São histórias contadas na terceira pessoa, justamente para transitar entre as personalidades da história, apresentando diferentes os pontos de vista sobre os acontecimentos. Como eles podem acessar o psicológico dos personagens, as narrativas assumem um teor mais profundo, abordando reflexões e como elas se manifestam dentro do enredo.

Um narrador onisciente pode ser neutro, sem interferir na história, opinar sobre ela ou criar uma relação com o leitor, induzindo a defender um ponto de vista. Ou, ainda, pode ser onisciente e interferir na opinião do interlocutor, agindo de forma parcial e crítica em relação aos eventos da narrativa, então será classificado como intruso. 

O trecho abaixo, narrado em terceira pessoa, foi retirado do livro “O Cortiço”, de Aluísio Azevedo.

“João Romão foi, dos treze aos vinte e cinco anos, empregado de um vendeiro que enriqueceu entre as quatro paredes de uma suja e obscura taverna nos refolhos do bairro do Botafogo; e tanto economizou do pouco que ganhara nessa dúzia de anos, que, ao retirar-se o patrão para a terra, lhe deixou, em pagamento de ordenados vencidos, nem só a venda com o que estava dentro, como ainda um conto e quinhentos em dinheiro.

         A comida arranjava-lha, mediante quatrocentos réis por dia, uma quitandeira sua vizinha, a Bertoleza, crioula trintona, escrava de um velho cego residente em Juiz de Fora e amigada com um português que tinha uma carroça de mão e fazia fretes na cidade.

         Quando deram fé estavam amigados. Ele propôs-lhe morarem juntos e ela concordou de braços abertos, feliz em meter-se de novo com um português, porque, como toda a cafuza, Bertoleza não queria sujeitar-se a negros e procurava instintivamente o homem numa raça superior à sua.”

Narrador observador

Existe, ainda, o narrador observador, que também não está dentro da história, mas assiste a ela. Diferentemente de um tipo de narrador onisciente, os observadores não têm conhecimento sobre todas as coisas, então não possuem informações sobre reflexões psicológicas ou repercussões emocionais nos personagens.

Basicamente, é uma voz que conta a história vista “do lado de fora”, de uma forma superficial, fugindo da profundidade notada em outros focos narrativos.
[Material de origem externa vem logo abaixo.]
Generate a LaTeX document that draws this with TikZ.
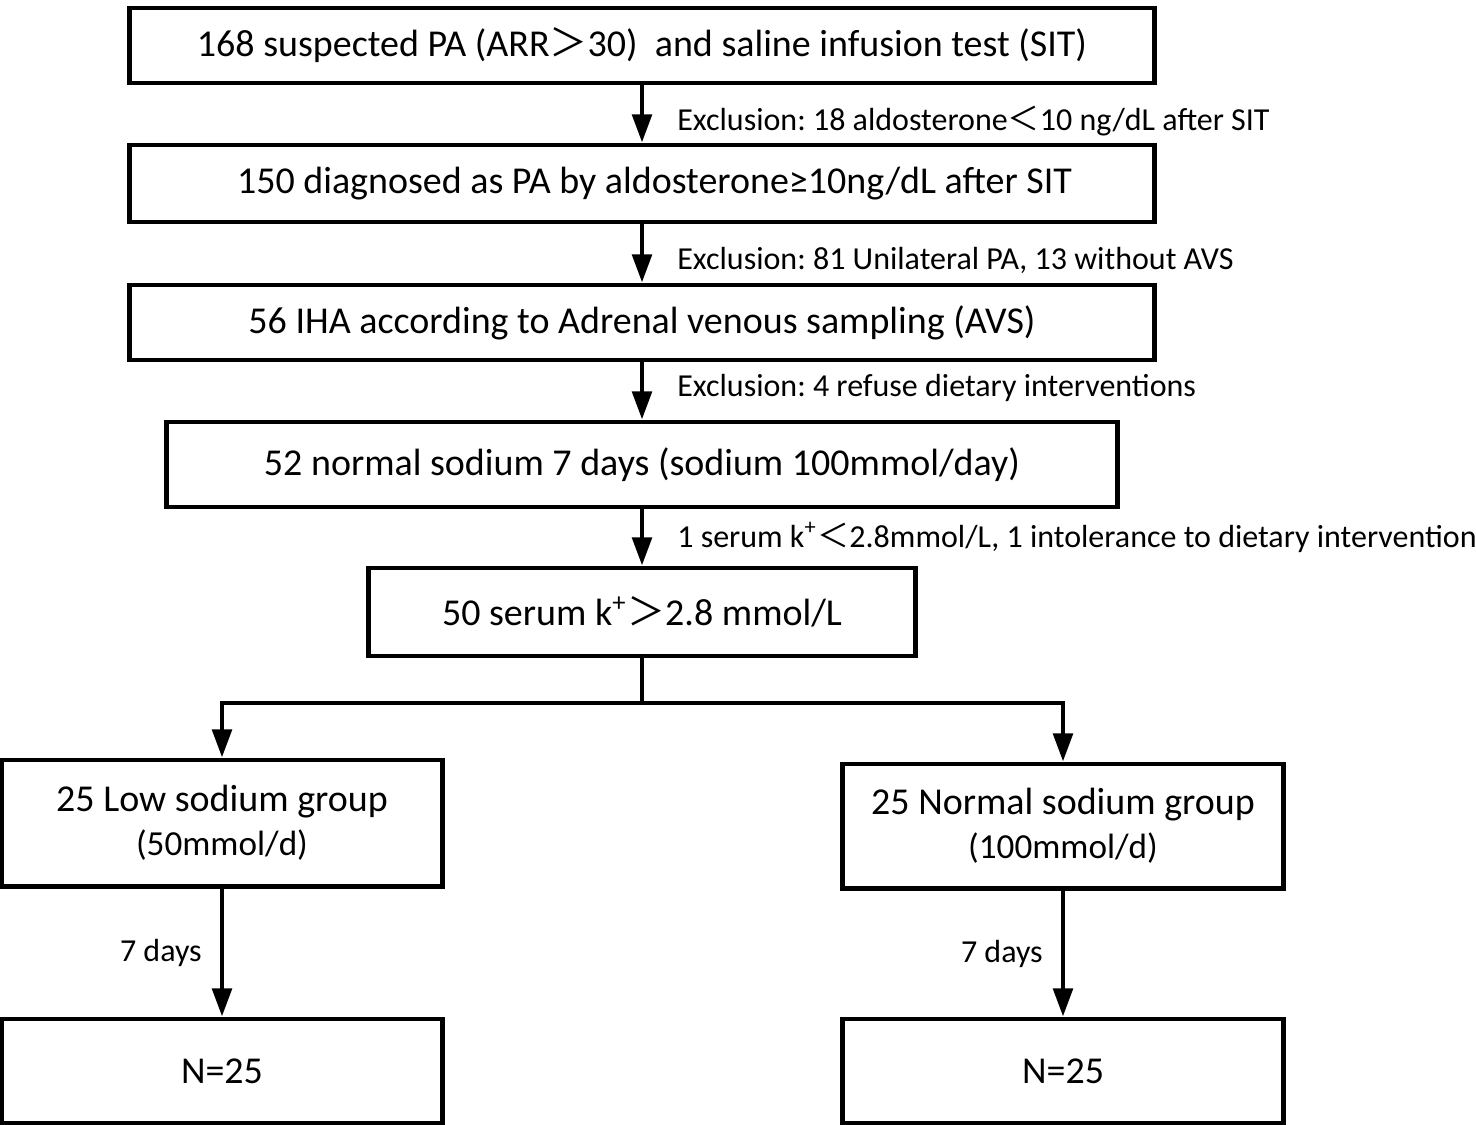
\documentclass[tikz,border=0pt]{standalone}
\usepackage{fontspec}
\setmainfont{Carlito}
\newfontfamily\cjk{Noto Sans CJK SC}
\frenchspacing
\usetikzlibrary{arrows.meta}
\usetikzlibrary{positioning}
\tikzstyle{stagebox}=[rectangle,draw=black,line width=1.4pt,fill=white,inner sep=2pt,align=center,font=\fontsize{10.8}{12.6}\selectfont]
\tikzstyle{edge} = [draw,line width=1.3pt,-{Triangle[length=8pt,width=5.5pt]}]
\tikzstyle{undirectededge} = [draw,line width=1.3pt]
\tikzstyle{weight} = [font=\fontsize{9.1}{11}\selectfont,inner sep=0pt]

\begin{document}
\begin{tikzpicture}[x=0.01cm,y=-0.01cm]
\useasboundingbox (0,0) rectangle (1476,1125);

    % main column
    \foreach \pos/\name/\w/\h/\txt in {
        {(642,45.5)/suspected/10.25/0.75/{168 suspected PA (ARR{\cjk ＞}30)\ \ and saline infusion test (SIT)}},
        {(642,183.5)/diagnosed/10.25/0.77/{\hspace*{0.25cm}150 diagnosed as PA by aldosterone≥10ng/dL after SIT}},
        {(642,322.5)/iha/10.25/0.75/{56 IHA according to Adrenal venous sampling (AVS)}},
        {(642,464.5)/normalweek/9.5/0.85/{52 normal sodium 7 days (sodium 100mmol/day)}},
        {(642,612)/serum/5.46/0.88/{50 serum k\textsuperscript{+}{\cjk ＞}2.8 mmol/L}}}
            \node[stagebox,minimum width=\w cm,minimum height=\h cm] (\name) at \pos {\txt};

    % two groups
    \foreach \pos/\name/\h/\txt in {
        {(222,823)/low/1.26/{25 Low sodium group\\{\fontsize{10}{12}\selectfont(50mmol/d)}}},
        {(1063,826)/normal/1.24/{25 Normal sodium group\\{\fontsize{10}{12}\selectfont(100mmol/d)}}},
        {(222,1071)/lowend/1.04/{N=25}},
        {(1063,1071)/normalend/1.04/{N=25}}}
            \node[stagebox,minimum width=4.4cm,minimum height=\h cm] (\name) at \pos {\txt};

    \foreach \source/\dest/\dy/\weight in {
        suspected/diagnosed/0.07/{Exclusion: 18 aldosterone{\cjk ＜}10 ng/dL after SIT},
        diagnosed/iha/0.07/{Exclusion: 81 Unilateral PA, 13 without AVS},
        iha/normalweek/-0.03/{Exclusion: 4 refuse dietary interventions},
        normalweek/serum/0/{1 serum k\textsuperscript{+}{\cjk ＜}2.8mmol/L, 1 intolerance to dietary intervention}}
        \path[edge] (\source) -- node[weight,right,xshift=0.33cm,yshift=-\dy cm] {\weight} (\dest);

    \coordinate (split) at (642,703);
    \path[undirectededge] (serum) -- (split);
    \path[edge] (split) -| (low);
    \path[edge] (split) -| (normal);

    \foreach \source/\dest in {low/lowend, normal/normalend}
        \path[edge] (\source) -- node[weight,left,xshift=-0.18cm] {7 days} (\dest);

\end{tikzpicture}
\end{document}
Não há uma relação íntima entre personagens e narrador, isso faz com que seja uma narrativa mais impessoal e neutra, com maior foco nos eventos do enredo do que no ponto de vista de cada personagem. 

O trecho abaixo de Mário de Andrade, retirado da obra Macunaíma, foi escrito com narrador observador, e possui capítulos com narrador-personagem, transitando entre os dois focos narrativos. 

“A inteligência do herói estava muito perturbada. Acordou com os berros da bicharia lá embaixo nas ruas, disparando entre as malocas temíveis. E aquele diacho de sagui-açu que o carregara pro alto do tapiri tamanho em que dormira… Que mundo de bichos! (…) A inteligência do herói estava muito perturbada. As cunhãs tinham rido ensinado pra ele que o sagui-açu não era saguim não, chamava elevador e era uma máquina. De-manhãzinha ensinaram que todos aqueles piados berros cuquiadas sopros roncos esturros não eram nada disso não, eram mas cláxons campainhas apitos buzinas e tudo era máquina. As onças pardas não eram onças pardas, se chamavam fordes hupmobiles cevrolés dodges mármons e eram máquinas. Os tamanduás os boitatás as inajás de curuatás de fumo, em vez eram caminhões bondes autobondes anúncios-luminosos relógios faróis rádios motocicletas telefones gorjetas postes chaminés… Eram máquinas e tudo na cidade era só máquina!”